Great Clips' Rhoda Olsen: Company CEO (and Mom-in-Charge)

You seem to be big on company culture and team building. How do you make sure that filters down to the franchisees and their employees as well?

Olsen: It's OK to look at a culture and say, "We really do want people to feel great here." We use the word love all the time. I hear our stylists talk about loving their franchisees. I tell our franchisees I love them. It's kind of funny because that used to be really kind of an odd thing, but in today's business culture, it's all about the emotional connection, and people clearly say they want to be emotionally connected.

So I think from a culture standpoint we've worked really hard at developing trust and I'd say love and connection -- building a strong community for people to support one another. I think we have a great sense of community and people really do want to help other franchisees.

In a way, it sounds almost like you have to be a mom to hundreds of people. Can you elaborate about how being a mother, because you are one, helps you in the CEO role?

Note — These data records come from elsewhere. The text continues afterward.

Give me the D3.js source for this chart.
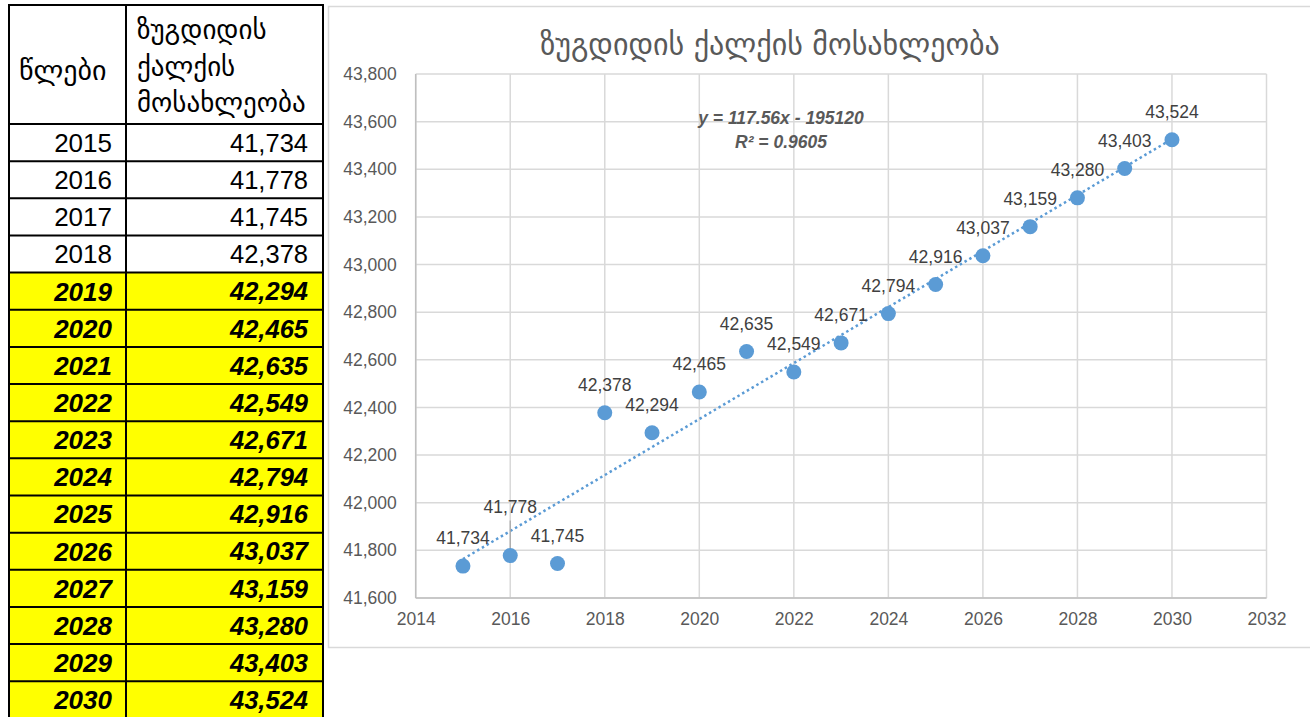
<!DOCTYPE html>
<html>
<head>
<meta charset="utf-8">
<script src="https://cdn.jsdelivr.net/npm/d3@7"></script>
<style>
  body { margin: 0; background: #fff; }
  svg { display: block; }
</style>
</head>
<body>
<div id="chart"></div>
<script>
// data
let years = [2015, 2016, 2017, 2018, 2019, 2020, 2021, 2022, 2023, 2024, 2025, 2026, 2027, 2028, 2029, 2030];
let population = [41734, 41778, 41745, 42378, 42294, 42465, 42635, 42549, 42671, 42794, 42916, 43037, 43159, 43280, 43403, 43524];
let forecastFrom = 2019;
let xTicks = [2014, 2016, 2018, 2020, 2022, 2024, 2026, 2028, 2030, 2032];
let yTicks = [41600, 41800, 42000, 42200, 42400, 42600, 42800, 43000, 43200, 43400, 43600, 43800];
let trendSlope = 117.56;
let trendIntercept = -195120;
let trendText = ["y = 117.56x - 195120", "R² = 0.9605"];
let chartTitle = "ზუგდიდის ქალქის მოსახლეობა";
let headYears = "წლები";
let headPop = ["ზუგდიდის", "ქალქის", "მოსახლეობა"];

let width = 1310, height = 717;
let geo = "'DejaVu Sans', sans-serif";
let num = "'Liberation Sans', Arial, sans-serif";
let fmt = d3.format(",");

let svg = d3.select("#chart").append("svg")
    .attr("width", width)
    .attr("height", height);

// ---------- table on the left ----------
let tx0 = 9, tx1 = 126, tx2 = 323;
let headTop = 5, headBottom = 124, rowH = 37.15;

let tbl = svg.append("g");

let rows = tbl.selectAll("g.row")
    .data(years.map((y, i) => ({year: y, pop: population[i], i: i})))
    .enter().append("g")
    .attr("class", "row")
    .attr("transform", d => "translate(0," + (headBottom + d.i * rowH) + ")");

rows.append("rect")
    .attr("x", tx0).attr("y", 0)
    .attr("width", tx2 - tx0).attr("height", rowH)
    .attr("fill", d => d.year >= forecastFrom ? "#ffff00" : "#fff");

rows.append("text")
    .attr("x", tx1 - 14).attr("y", rowH / 2)
    .attr("dy", "0.36em")
    .attr("text-anchor", "end")
    .style("font-family", num)
    .style("font-size", "26px")
    .style("font-weight", d => d.year >= forecastFrom ? "bold" : "normal")
    .style("font-style", d => d.year >= forecastFrom ? "italic" : "normal")
    .text(d => d.year);

rows.append("text")
    .attr("x", tx2 - 15).attr("y", rowH / 2)
    .attr("dy", "0.36em")
    .attr("text-anchor", "end")
    .style("font-family", num)
    .style("font-size", "25.5px")
    .style("font-weight", d => d.year >= forecastFrom ? "bold" : "normal")
    .style("font-style", d => d.year >= forecastFrom ? "italic" : "normal")
    .text(d => fmt(d.pop));

// row lines
rows.append("line")
    .attr("x1", tx0).attr("x2", tx2)
    .attr("y1", 0).attr("y2", 0)
    .attr("stroke", "#000").attr("stroke-width", 2);

// header
tbl.append("text")
    .attr("x", 19).attr("y", 70)
    .attr("dy", "0.35em")
    .style("font-family", geo)
    .style("font-size", "28px")
    .text(headYears);

tbl.selectAll("text.hp")
    .data(headPop)
    .enter().append("text")
    .attr("class", "hp")
    .attr("x", 137)
    .attr("y", (d, i) => 30 + i * 36.5)
    .attr("dy", "0.35em")
    .style("font-family", geo)
    .style("font-size", "27px")
    .text(d => d);

// outer & column borders
tbl.append("line").attr("x1", tx0).attr("x2", tx2).attr("y1", headTop).attr("y2", headTop)
    .attr("stroke", "#000").attr("stroke-width", 2);
[tx0, tx1, tx2].forEach(xx => {
  tbl.append("line").attr("x1", xx).attr("x2", xx).attr("y1", headTop - 1).attr("y2", height)
      .attr("stroke", "#000").attr("stroke-width", 2);
});

// ---------- chart on the right ----------
svg.append("rect")
    .attr("x", 328.5).attr("y", 6.5)
    .attr("width", 990).attr("height", 641)
    .attr("fill", "#fff")
    .attr("stroke", "#d9d9d9")
    .attr("stroke-width", 1.5);

let plotL = 415.7, plotR = 1266.5, plotT = 74, plotB = 598;

let x = d3.scaleLinear().domain([2014, 2032]).range([plotL, plotR]);
let y = d3.scaleLinear().domain([41600, 43800]).range([plotB, plotT]);

// gridlines
svg.append("g").selectAll("line")
    .data(yTicks)
    .enter().append("line")
    .attr("x1", plotL).attr("x2", plotR)
    .attr("y1", d => y(d)).attr("y2", d => y(d))
    .attr("stroke", "#d9d9d9").attr("stroke-width", 1.5);

svg.append("g").selectAll("line")
    .data(xTicks)
    .enter().append("line")
    .attr("x1", d => x(d)).attr("x2", d => x(d))
    .attr("y1", plotT).attr("y2", plotB)
    .attr("stroke", "#d9d9d9").attr("stroke-width", 1.5);

// axis lines
svg.append("line").attr("x1", plotL).attr("x2", plotR).attr("y1", plotB).attr("y2", plotB)
    .attr("stroke", "#bfbfbf").attr("stroke-width", 1.5);
svg.append("line").attr("x1", plotL).attr("x2", plotL).attr("y1", plotT).attr("y2", plotB)
    .attr("stroke", "#bfbfbf").attr("stroke-width", 1.5);

// tick labels
let yAxis = d3.axisLeft(y).tickValues(yTicks).tickFormat(fmt).tickSize(0).tickPadding(19);
let gy = svg.append("g").attr("transform", "translate(" + plotL + ",0)").call(yAxis);
let xAxis = d3.axisBottom(x).tickValues(xTicks).tickFormat(d3.format("d")).tickSize(0).tickPadding(15);
let gx = svg.append("g").attr("transform", "translate(0," + plotB + ")").call(xAxis);
[gx, gy].forEach(g => {
  g.select(".domain").remove();
  g.selectAll("text")
      .style("font-family", num)
      .style("font-size", "17.5px")
      .attr("fill", "#595959");
});

// title
svg.append("text")
    .attr("x", 770).attr("y", 44)
    .attr("dy", "0.35em")
    .attr("text-anchor", "middle")
    .style("font-family", geo)
    .style("font-size", "30px")
    .attr("fill", "#595959")
    .text(chartTitle);

// trendline
let tStart = d3.min(years), tEnd = d3.max(years);
svg.append("line")
    .attr("x1", x(tStart)).attr("y1", y(trendSlope * tStart + trendIntercept))
    .attr("x2", x(tEnd)).attr("y2", y(trendSlope * tEnd + trendIntercept))
    .attr("stroke", "#5b9bd5")
    .attr("stroke-width", 2.5)
    .attr("stroke-dasharray", "2.5,3");

svg.append("g").selectAll("text")
    .data(trendText)
    .enter().append("text")
    .attr("x", 781)
    .attr("y", (d, i) => 118 + i * 24)
    .attr("dy", "0.35em")
    .attr("text-anchor", "middle")
    .style("font-family", num)
    .style("font-size", "17.5px")
    .style("font-weight", "bold")
    .style("font-style", "italic")
    .attr("fill", "#595959")
    .text(d => d);

// points
let pts = years.map((yr, i) => ({year: yr, pop: population[i]}));

// one label in the picture was dragged up and has a leader line
let lifted = {2016: 49};

svg.append("g").selectAll("line")
    .data(pts.filter(d => lifted[d.year]))
    .enter().append("line")
    .attr("x1", d => x(d.year)).attr("x2", d => x(d.year))
    .attr("y1", d => y(d.pop) - lifted[d.year] + 14)
    .attr("y2", d => y(d.pop))
    .attr("stroke", "#a6a6a6").attr("stroke-width", 1.2);

svg.append("g").selectAll("circle")
    .data(pts)
    .enter().append("circle")
    .attr("cx", d => x(d.year))
    .attr("cy", d => y(d.pop))
    .attr("r", 7.5)
    .attr("fill", "#5b9bd5");

svg.append("g").selectAll("text")
    .data(pts)
    .enter().append("text")
    .attr("x", d => x(d.year))
    .attr("y", d => y(d.pop) - (lifted[d.year] || 28))
    .attr("dy", "0.35em")
    .attr("text-anchor", "middle")
    .style("font-family", num)
    .style("font-size", "17.5px")
    .attr("fill", "#404040")
    .text(d => fmt(d.pop));
</script>
</body>
</html>
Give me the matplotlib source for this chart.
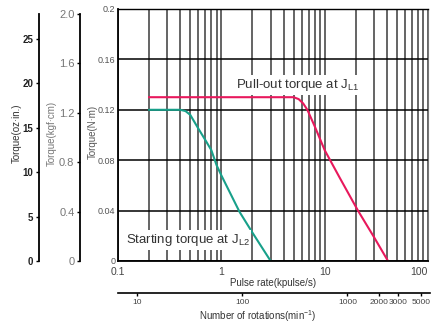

Olsen: Being a mom is probably one of the most important, humbling, learning roles that we can ever have, and so I don't mind it when people call me a mom because I think what a mom does is care at a deeper level. They care beyond, and I don't want to say men don't, but I think moms just care at a really deep level. They see beyond what's in front of them. They care about someone's feelings. They'll take an extra step with someone.

For a lot of our franchisees, they're often fearful and that extra kind of warmth and caring often gets them over the hump. I mean, it's scary. They're putting a lot at risk.

We actually just had a situation out in one of our New York salons where a customer actually died in the salon on Christmas Eve and our business services director, who happens to be a male, was in the salon as quickly as he could, hugging the stylists, spending time with them, helping the franchisee. This is a fairly new employee and he knew that he needed to be there, but even the e-mail I got from the franchisee said, "John didn't need to be there. He took one of the stylists in the back room that was crying and got her settled down, and he just ..." So, I think mom experience really helps create that sense of kindness and caring. I think moms also have to learn to hold people accountable and learn tough love, and that helps as well.